Если она и вспоминала тот разговор после откровений Джоан Тэйг, то и его считала ложью, как и все упоминания отца о детстве и юности. Но что, если это правда? Быть может, этот Джеральд Кэндлесс не был отпрыском Джорджа и Кэтлин Кэндлесс с Ватерлоо-роуд, но тоже родился в Ипсвиче и прожил там достаточно долго, чтобы приобрести неистребимый акцент.

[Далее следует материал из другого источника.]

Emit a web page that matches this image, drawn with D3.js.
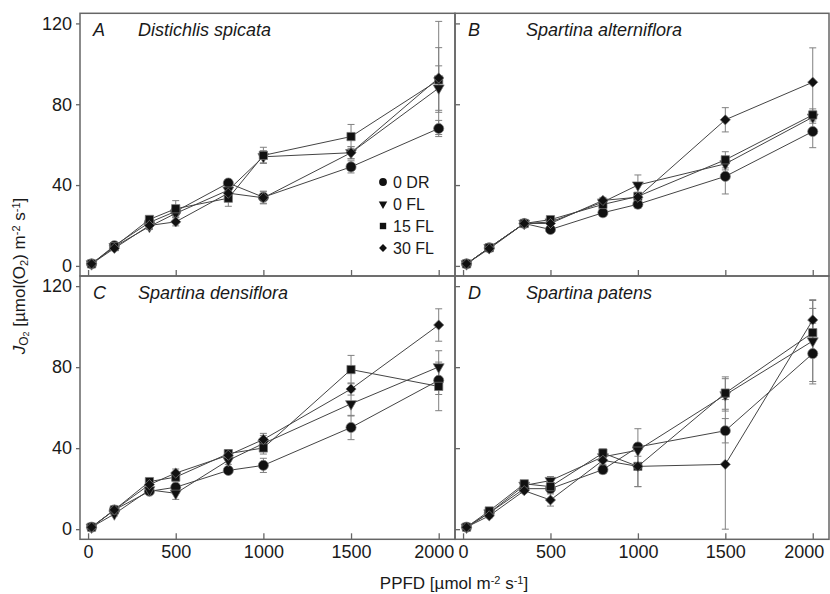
<!DOCTYPE html>
<html>
<head>
<meta charset="utf-8">
<script src="https://cdn.jsdelivr.net/npm/d3@7"></script>
<style>
  body { margin: 0; background: #fff; }
  svg { display: block; font-family: "Liberation Sans", Arial, sans-serif; }
</style>
</head>
<body>
<div id="chart"></div>
<script>
const PPFD = [20, 150, 350, 500, 800, 1000, 1500, 2000];
const TREATMENTS = ['0 DR', '0 FL', '15 FL', '30 FL'];
const LETTERS = ['A', 'B', 'C', 'D'];
const SPECIES = ['Distichlis spicata', 'Spartina alterniflora', 'Spartina densiflora', 'Spartina patens'];
const X_TICKS = [0, 500, 1000, 1500, 2000];
const Y_TICKS = [0, 40, 80, 120];

const MEANS_A = [
  [1, 10, 21.5, 27, 41, 34, 49, 68],
  [1, 9.5, 19.5, 26, 37.5, 54, 56, 88],
  [1, 9.5, 23, 28.3, 33.5, 54.7, 64, 92],
  [1, 8.7, 20, 21.8, 36, 33.7, 56, 93]
];
const ERR_A = [
  [0.5, 1, 1, 2, 1.5, 3, 3, 4],
  [0.5, 1, 1.5, 2, 2, 3, 3, 11],
  [0.5, 1, 1.5, 4, 4, 4, 6, 16],
  [0.5, 1, 1.5, 2, 2, 3, 3, 28]
];
const MEANS_B = [
  [1, 9, 21, 18, 26.3, 30.5, 44.3, 66.5],
  [1, 9, 21, 21.7, 31.6, 40, 50.5, 73.6],
  [1, 9, 21, 22.9, 30.4, 34.4, 52.5, 74.7],
  [1, 8.5, 21, 21, 32.4, 34, 72.3, 90.9]
];
const ERR_B = [
  [0.5, 1, 1, 1.5, 1.5, 2, 8.7, 8],
  [0.5, 1, 1, 1.5, 1.5, 5, 3, 3],
  [0.5, 1, 1, 1.5, 1.5, 2, 4, 3],
  [0.5, 1, 1, 1.5, 1.5, 2, 6, 17]
];
const MEANS_C = [
  [1, 9.5, 18.7, 20.7, 29, 31.5, 50.2, 73.5],
  [1, 7.5, 19.4, 17.7, 34, 42.3, 61.9, 80.1],
  [1, 9.5, 23.5, 25.7, 37.3, 40.1, 78.8, 70.5],
  [1, 9.5, 22, 27.7, 36.5, 44.3, 69.2, 100.8]
];
const ERR_C = [
  [0.5, 1, 1, 2, 1.5, 3.5, 6, 7],
  [0.5, 1, 1, 3, 2, 4, 6, 8],
  [0.5, 1, 1, 2, 2, 3, 7, 12],
  [0.5, 1, 1, 2, 2, 3, 3, 8]
];
const MEANS_D = [
  [1, 8, 20, 20, 29.4, 40.6, 48.6, 86.7],
  [1, 8, 21.6, 24, 35.7, 39, 66.3, 92.9],
  [1, 9, 22.4, 21, 37.6, 31, 67.2, 97],
  [1, 6.6, 19, 14.4, 34, 31, 32, 103.3]
];
const ERR_D = [
  [0.5, 1, 1, 2, 2, 9, 6, 15],
  [0.5, 1, 1, 2, 2, 3, 8, 20],
  [0.5, 1, 1, 2, 2, 10, 8, 12],
  [0.5, 1, 1, 3, 2, 10, 32, 10]
];

function app() {
  const WIDTH = 830;
  const HEIGHT = 594;
  const COLS = [[80, 455], [455, 829]];
  const ROWS = [[13.3, 276], [276, 539.3]];
  const AXIS_COLOR = '#666';
  const TEXT_COLOR = '#1a1a1a';

  const means = [MEANS_A, MEANS_B, MEANS_C, MEANS_D];
  const errs = [ERR_A, ERR_B, ERR_C, ERR_D];

  const symbols = [
    { type: d3.symbolCircle, size: 80, rotate: 0 },
    { type: d3.symbolTriangle, size: 52, rotate: 180 },
    { type: d3.symbolSquare, size: 68, rotate: 0 },
    { type: d3.symbolSquare, size: 52, rotate: 45 }
  ];

  const svg = d3.select('#chart')
    .append('svg')
    .attr('width', WIDTH)
    .attr('height', HEIGHT);

  LETTERS.forEach((letter, p) => {
    const col = p % 2;
    const row = Math.floor(p / 2);
    const [x0, x1] = COLS[col];
    const [y0, y1] = ROWS[row];

    const x = d3.scaleLinear().domain([-46, 2093]).range([x0, x1]);
    const y = d3.scaleLinear().domain([-5, 125]).range([y1, y0]);

    const g = svg.append('g');

    let xAxis = d3.axisBottom(x)
      .tickValues(X_TICKS)
      .tickSizeInner(-6)
      .tickSizeOuter(0)
      .tickPadding(6)
      .tickFormat(d3.format('d'));
    if (row === 0) xAxis.tickFormat('');

    const gx = g.append('g')
      .attr('transform', `translate(0,${y1})`)
      .call(xAxis);

    // last label squeezed left, as in the original
    gx.selectAll('.tick text')
      .filter((d) => d === 2000)
      .attr('dx', col === 0 ? -5 : -9);

    let yAxis = d3.axisLeft(y)
      .tickValues(Y_TICKS)
      .tickSizeOuter(0);
    if (col === 0) {
      yAxis.tickSizeInner(4).tickPadding(4);
    } else {
      yAxis.tickSizeInner(-5).tickFormat('');
    }

    const gy = g.append('g')
      .attr('transform', `translate(${x0},0)`)
      .call(yAxis);

    [gx, gy].forEach((ax) => {
      ax.select('.domain').remove();
      ax.selectAll('line').attr('stroke', AXIS_COLOR).attr('stroke-width', 1.3);
      ax.selectAll('text')
        .attr('fill', TEXT_COLOR)
        .style('font-size', '18px');
    });

    g.append('rect')
      .attr('x', x0)
      .attr('y', y0)
      .attr('width', x1 - x0)
      .attr('height', y1 - y0)
      .attr('fill', 'none')
      .attr('stroke', AXIS_COLOR)
      .attr('stroke-width', 1.5);

    g.append('text')
      .attr('x', x0 + 13)
      .attr('y', y0 + 22.5)
      .attr('fill', TEXT_COLOR)
      .style('font-size', '18px')
      .style('font-style', 'italic')
      .text(letter);

    g.append('text')
      .attr('x', x0 + (col === 0 ? 58 : 71))
      .attr('y', y0 + 22.5)
      .attr('fill', TEXT_COLOR)
      .style('font-size', '18px')
      .style('font-style', 'italic')
      .text(SPECIES[p]);

    TREATMENTS.forEach((t, s) => {
      const pts = PPFD.map((v, i) => ({ x: v, m: means[p][s][i], e: errs[p][s][i] }));

      const bars = g.append('g')
        .attr('stroke', '#808080')
        .attr('stroke-width', 1);

      bars.selectAll('line.v')
        .data(pts)
        .enter()
        .append('line')
        .attr('x1', (d) => x(d.x))
        .attr('x2', (d) => x(d.x))
        .attr('y1', (d) => y(d.m - d.e))
        .attr('y2', (d) => y(d.m + d.e));

      [1, -1].forEach((sign) => {
        bars.selectAll(null)
          .data(pts)
          .enter()
          .append('line')
          .attr('x1', (d) => x(d.x) - 3.5)
          .attr('x2', (d) => x(d.x) + 3.5)
          .attr('y1', (d) => y(d.m + sign * d.e))
          .attr('y2', (d) => y(d.m + sign * d.e));
      });

      g.append('path')
        .datum(pts)
        .attr('fill', 'none')
        .attr('stroke', '#444')
        .attr('stroke-width', 1)
        .attr('d', d3.line().x((d) => x(d.x)).y((d) => y(d.m)));
    });

    TREATMENTS.forEach((t, s) => {
      const sym = symbols[s];
      g.selectAll(null)
        .data(PPFD.map((v, i) => ({ x: v, m: means[p][s][i] })))
        .enter()
        .append('path')
        .attr('d', d3.symbol().type(sym.type).size(sym.size))
        .attr('transform', (d) => `translate(${x(d.x)},${y(d.m)}) rotate(${sym.rotate})`)
        .attr('fill', '#111')
        .attr('stroke', '#777')
        .attr('stroke-width', 0.7);
    });
  });

  const legend = svg.append('g');
  TREATMENTS.forEach((t, s) => {
    const sym = symbols[s];
    const ly = 182 + s * 22;
    legend.append('path')
      .attr('d', d3.symbol().type(sym.type).size(sym.size * 0.6))
      .attr('transform', `translate(383,${ly}) rotate(${sym.rotate})`)
      .attr('fill', '#111');
    legend.append('text')
      .attr('x', 393)
      .attr('y', ly)
      .attr('dy', '0.36em')
      .attr('fill', TEXT_COLOR)
      .style('font-size', '16px')
      .text(t);
  });

  const ylab = svg.append('text')
    .attr('transform', 'translate(25,276) rotate(-90)')
    .attr('text-anchor', 'middle')
    .attr('fill', TEXT_COLOR)
    .style('font-size', '17px');
  ylab.append('tspan').style('font-style', 'italic').text('J');
  ylab.append('tspan').attr('baseline-shift', '-25%').style('font-size', '12px').text('O');
  ylab.append('tspan').attr('baseline-shift', '-40%').style('font-size', '9px').text('2');
  ylab.append('tspan').text(' [µmol(O');
  ylab.append('tspan').attr('baseline-shift', '-25%').style('font-size', '11px').text('2');
  ylab.append('tspan').text(') m');
  ylab.append('tspan').attr('baseline-shift', '45%').style('font-size', '11px').text('-2');
  ylab.append('tspan').text(' s');
  ylab.append('tspan').attr('baseline-shift', '45%').style('font-size', '11px').text('-1');
  ylab.append('tspan').text(']');

  const xlab = svg.append('text')
    .attr('x', 454)
    .attr('y', 589)
    .attr('text-anchor', 'middle')
    .attr('fill', TEXT_COLOR)
    .style('font-size', '17px');
  xlab.append('tspan').text('PPFD [µmol m');
  xlab.append('tspan').attr('baseline-shift', '45%').style('font-size', '11px').text('-2');
  xlab.append('tspan').text(' s');
  xlab.append('tspan').attr('baseline-shift', '45%').style('font-size', '11px').text('-1');
  xlab.append('tspan').text(']');
}

app();
</script>
</body>
</html>
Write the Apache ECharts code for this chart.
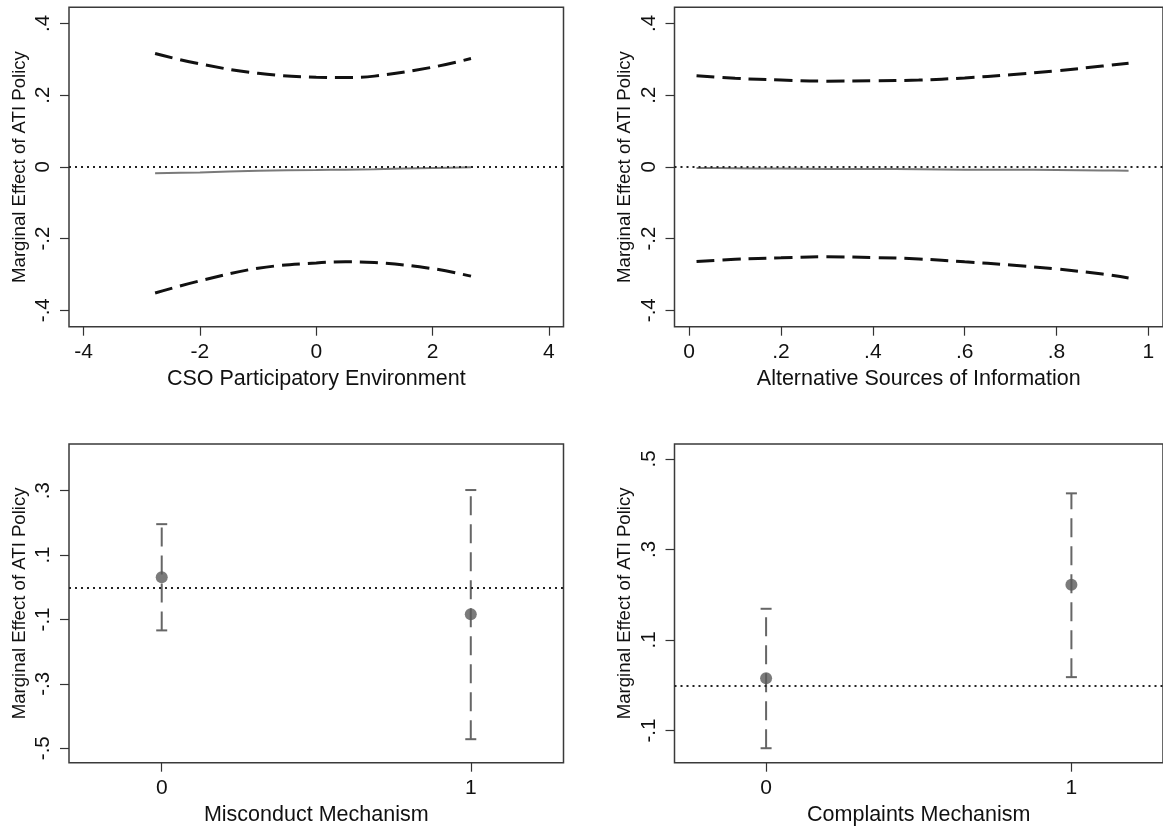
<!DOCTYPE html>
<html><head><meta charset="utf-8">
<script src="https://cdn.jsdelivr.net/npm/echarts@6/dist/echarts.min.js"></script>
<style>html,body{margin:0;padding:0;background:#fff}#c{width:1163px;height:831px}</style>
</head><body><div id="c"></div>
<script>
const yTitle = 'Marginal Effect of ATI Policy';

// Panel 1: CSO Participatory Environment
const p1Title = 'CSO Participatory Environment';
const p1X      = [-2.77, -2, -1, 0, 0.5, 1, 2, 2.66];
const p1Upper  = [0.316, 0.287, 0.261, 0.250, 0.249, 0.253, 0.278, 0.302];
const p1Lower  = [-0.352, -0.318, -0.283, -0.268, -0.265, -0.267, -0.284, -0.305];
const p1Effect = [-0.018, -0.0155, -0.011, -0.009, -0.008, -0.007, -0.003, -0.0015];
const p1XTicks = [-4, -2, 0, 2, 4];
const p1YTicks = [-0.4, -0.2, 0, 0.2, 0.4];

// Panel 2: Alternative Sources of Information
const p2Title = 'Alternative Sources of Information';
const p2X      = [0.016, 0.1, 0.2, 0.3, 0.4, 0.5, 0.6, 0.7, 0.8, 0.9, 0.957];
const p2Upper  = [0.254, 0.247, 0.242, 0.239, 0.240, 0.242, 0.248, 0.257, 0.268, 0.281, 0.289];
const p2Lower  = [-0.264, -0.258, -0.254, -0.251, -0.253, -0.257, -0.265, -0.274, -0.285, -0.299, -0.310];
const p2Effect = [-0.003, -0.004, -0.005, -0.006, -0.006, -0.007, -0.008, -0.008, -0.009, -0.010, -0.011];
const p2XTicks = [0, 0.2, 0.4, 0.6, 0.8, 1];
const p2YTicks = [-0.4, -0.2, 0, 0.2, 0.4];

// Panel 3: Misconduct Mechanism
const p3Title = 'Misconduct Mechanism';
const p3Cats = [0, 1];
const p3Est  = [0.031, -0.084];
const p3Low  = [-0.134, -0.472];
const p3High = [0.196, 0.302];
const p3XTicks = [0, 1];
const p3YTicks = [-0.5, -0.3, -0.1, 0.1, 0.3];

// Panel 4: Complaints Mechanism
const p4Title = 'Complaints Mechanism';
const p4Cats = [0, 1];
const p4Est  = [0.0155, 0.222];
const p4Low  = [-0.139, 0.018];
const p4High = [0.169, 0.424];
const p4XTicks = [0, 1];
const p4YTicks = [-0.1, 0.1, 0.3, 0.5];

const FONT = 'Liberation Sans, Arial, Helvetica, sans-serif';
function fmt(v){
  const r = Math.round(v*10)/10;
  if (r === 0) return '0';
  const s = Math.abs(r).toString().replace(/^0/, '');
  return (r < 0 ? '-' : '') + s;
}
const grids = [
  {left: 69,    top: 7.3, width: 494.5, height: 319.4},
  {left: 674.5, top: 7.3, width: 494.5, height: 319.4},
  {left: 69,    top: 444, width: 494.5, height: 318.7},
  {left: 674.5, top: 444, width: 494.5, height: 318.7}
].map(g => Object.assign(g, {show: true, borderColor: '#3a3a3a', borderWidth: 1.5, backgroundColor: 'transparent'}));

function xAxis(i, min, max, ticks, name){
  return {type: 'value', gridIndex: i, min, max, name, nameLocation: 'middle', nameGap: 41,
    nameTextStyle: {fontFamily: FONT, fontSize: 21.5, color: '#111'},
    axisLine: {show: false, onZero: false}, splitLine: {show: false},
    axisTick: {show: true, inside: false, length: 9, customValues: ticks, lineStyle: {color: '#333', width: 1.2}},
    axisLabel: {customValues: ticks, formatter: fmt, margin: 15, fontFamily: FONT, fontSize: 21, color: '#111'}};
}
function yAxis(i, min, max, ticks){
  return {type: 'value', gridIndex: i, min, max, name: yTitle, nameLocation: 'middle', nameGap: 40, nameRotate: 90,
    nameTextStyle: {fontFamily: FONT, fontSize: 18.6, color: '#111'},
    axisLine: {show: false, onZero: false}, splitLine: {show: false},
    axisTick: {show: true, inside: false, length: 9, customValues: ticks, lineStyle: {color: '#333', width: 1.2}},
    axisLabel: {customValues: ticks, formatter: fmt, rotate: 90, margin: 15, fontFamily: FONT, fontSize: 20.5, color: '#111'}};
}
const zeroLine = {silent: true, symbol: 'none', label: {show: false},
  lineStyle: {type: [2, 4], color: '#222', width: 2}, data: [{yAxis: 0}]};

function pairs(xs, ys){ return xs.map((x, k) => [x, ys[k]]); }
function ciLine(i, xs, ys){
  return {type: 'line', xAxisIndex: i, yAxisIndex: i, data: pairs(xs, ys), smooth: 0.4, showSymbol: false,
    lineStyle: {color: '#111', width: 3, type: [18, 8]}, z: 3};
}
function effLine(i, xs, ys){
  return {type: 'line', xAxisIndex: i, yAxisIndex: i, data: pairs(xs, ys), smooth: 0.3, showSymbol: false,
    lineStyle: {color: '#7a7a7a', width: 2}, markLine: zeroLine, z: 2};
}
function errRender(params, api){
  const x = api.value(0), lo = api.value(1), hi = api.value(2);
  const a = api.coord([x, lo]), b = api.coord([x, hi]);
  const hw = 5.5, st = {stroke: '#666', lineWidth: 2};
  return {type: 'group', children: [
    {type: 'line', shape: {x1: a[0], y1: a[1], x2: b[0], y2: b[1]}, style: {stroke: '#666', lineWidth: 2, lineDash: [19, 9]}},
    {type: 'line', shape: {x1: b[0]-hw, y1: b[1], x2: b[0]+hw, y2: b[1]}, style: st},
    {type: 'line', shape: {x1: a[0]-hw, y1: a[1], x2: a[0]+hw, y2: a[1]}, style: st}
  ]};
}
function errSeries(i, cats, lo, hi){
  return {type: 'custom', xAxisIndex: i, yAxisIndex: i, renderItem: errRender,
    encode: {x: 0, y: [1, 2]}, data: cats.map((c, k) => [c, lo[k], hi[k]]), z: 3, markLine: zeroLine};
}
function ptSeries(i, cats, est){
  return {type: 'scatter', xAxisIndex: i, yAxisIndex: i, data: pairs(cats, est), symbol: 'circle', symbolSize: 12,
    itemStyle: {color: '#5a5a5a'}, z: 5};
}

const chart = echarts.init(document.getElementById('c'), null, {renderer: 'canvas'});
chart.setOption({
  animation: false,
  backgroundColor: '#fff',
  grid: grids,
  xAxis: [
    xAxis(0, -4.25, 4.25, p1XTicks, p1Title),
    xAxis(1, -0.032, 1.032, p2XTicks, p2Title),
    xAxis(2, -0.3, 1.3, p3XTicks, p3Title),
    xAxis(3, -0.3, 1.3, p4XTicks, p4Title)
  ],
  yAxis: [
    yAxis(0, -0.446, 0.445, p1YTicks),
    yAxis(1, -0.446, 0.445, p2YTicks),
    yAxis(2, -0.545, 0.445, p3YTicks),
    yAxis(3, -0.171, 0.533, p4YTicks)
  ],
  series: [
    effLine(0, p1X, p1Effect), ciLine(0, p1X, p1Upper), ciLine(0, p1X, p1Lower),
    effLine(1, p2X, p2Effect), ciLine(1, p2X, p2Upper), ciLine(1, p2X, p2Lower),
    errSeries(2, p3Cats, p3Low, p3High), ptSeries(2, p3Cats, p3Est),
    errSeries(3, p4Cats, p4Low, p4High), ptSeries(3, p4Cats, p4Est)
  ]
});
</script></body></html>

Пальмовый крест остался лежать на столе поверх экземпляра «Спектейтора» — там, где положил его Фабиан. Что-то в этом предмете тревожило Сару, не давало покоя. Ей не хотелось задумываться, разбираться с этой зацепкой, но выбросить причудливо сложенный стебель за дверь, чтобы поутру его смели кэмденские мусорщики, было бы жестом отчаяния, о котором можно пожалеть.
Когда Хоуп и Фабиан ушли, Сара вынула из шкафа краткий Оксфордский словарь, заложила пальмовый крест между «Графом» и «Динамичностью» и вернула книгу на полку.